Совсем недавно мне повезло — в Вильнюсе я опять купил «Джимми». Я их померил, купил, и, зная, что туфли нужно постепенно разнашивать, решил, что дойду в нихдо дома, чтобы в следующий раз уже было легче. Но, не дойдя до дома, я развернулся и пошел обратно в магазин, чтобы купить еще одну пару. Это потрясло всех: человек с перерывом в двадцать минут купил одинаковые туфли два раза. Я шел в них, слыша тот юношеский звон от кожаной подошвы по тротуару, легкое цоканье каблука, ощущая неописуемую легкость.

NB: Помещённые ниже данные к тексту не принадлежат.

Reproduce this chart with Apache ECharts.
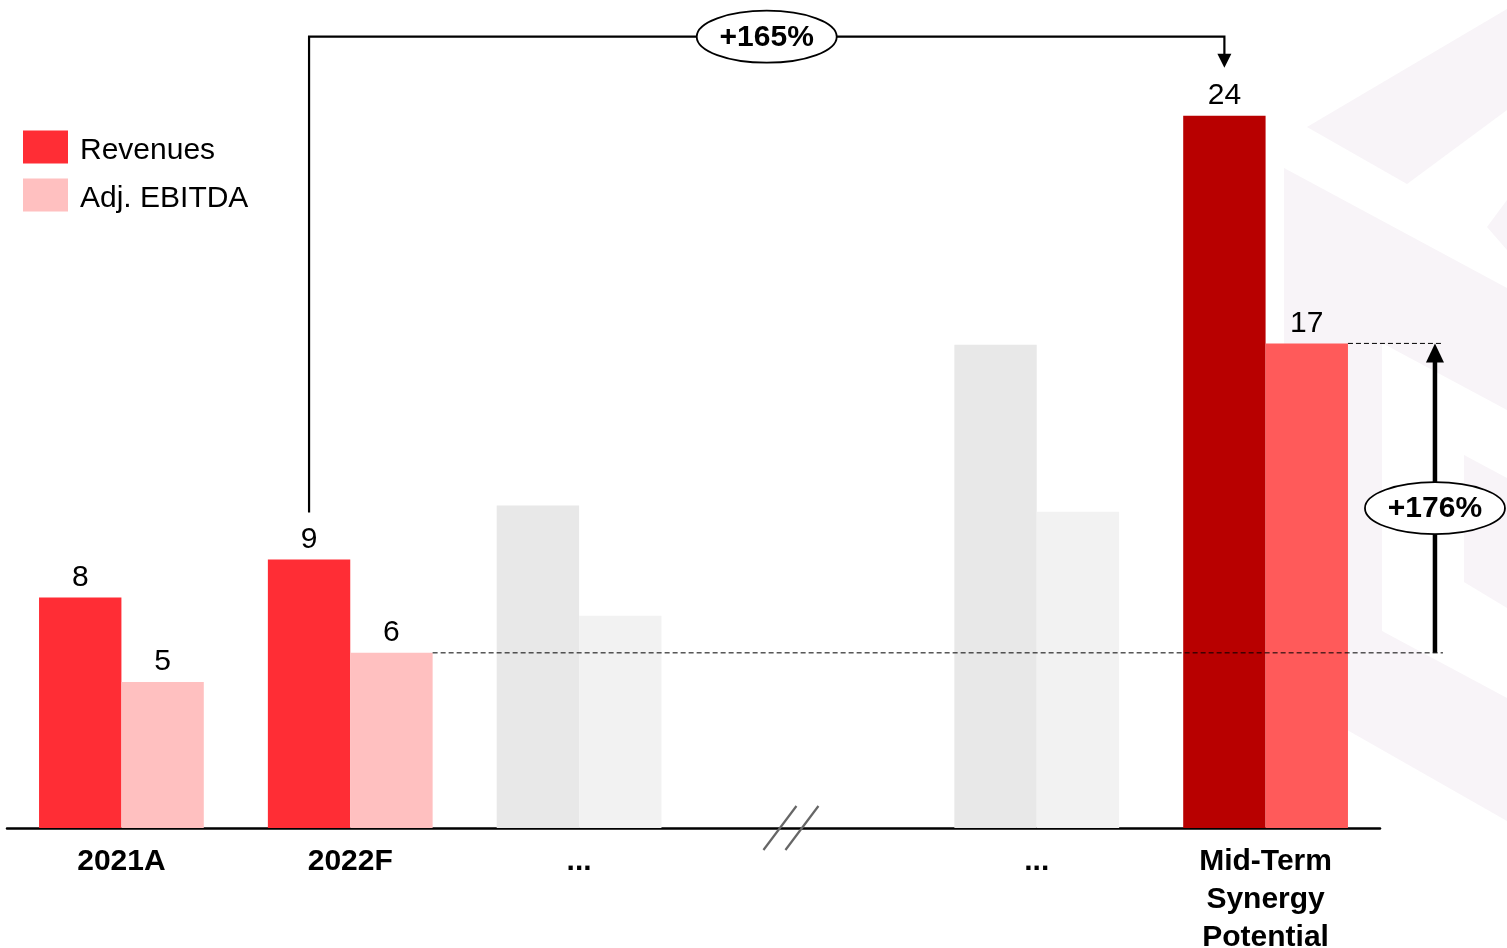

Я всегда относился к числу людей, которым даже полежать на диване надо быстро. Мне трудно засыпать. Если у меня много времени, то я легко засыпаю, если немного, то я начинаю торопиться, чтобы быстрее заснуть, потому что надо же быстрее проснуться. Так и родилась бессонница. Но потом со Станкевичем мы изобрели способ с ней бороться. Все очень просто — проснувшись посреди ночи, нужно обрадоваться, о, мол, как хорошо, ведь как раз есть вещи, о которых я днем не успел подумать!

В доме тишина, никто не мешает... И начинаешь думать об этих вещах. Обычно ничего не получается, потому что сразу засыпаешь. А утром себе говоришь — я так был бы рад, если бы не заснул! Я бы столько всего передумал!

Единственное, жалко, если все это ускорится. Я всегда вспоминаю завещание нашего преподавателя английского языка, старого еврея из школы рабочей молодежи в Вильнюсе. Он всегда говорил:

— Будинас, не волнуйся! После восьмидесяти будет легче...

Я только сейчас начал понимать, что он имел в виду, какую огромную радость можно испытывать. Действительно, только после восьмидесяти можно будет спокойно подумать, перестать суетиться, и все будет легче. Только из-за этого жалко не дотянуть до восьмидесяти.

Я стал позволять себе иногда прийти в компанию, сесть за хороший стол, спокойно, методично и молча попробовать, что на этом столе, а не в суете разговоров. Не так, как в юности.

Однажды в новогоднюю ночь я под дикие восторги известного драматурга Андрея Макаенка съел уточку и гуся.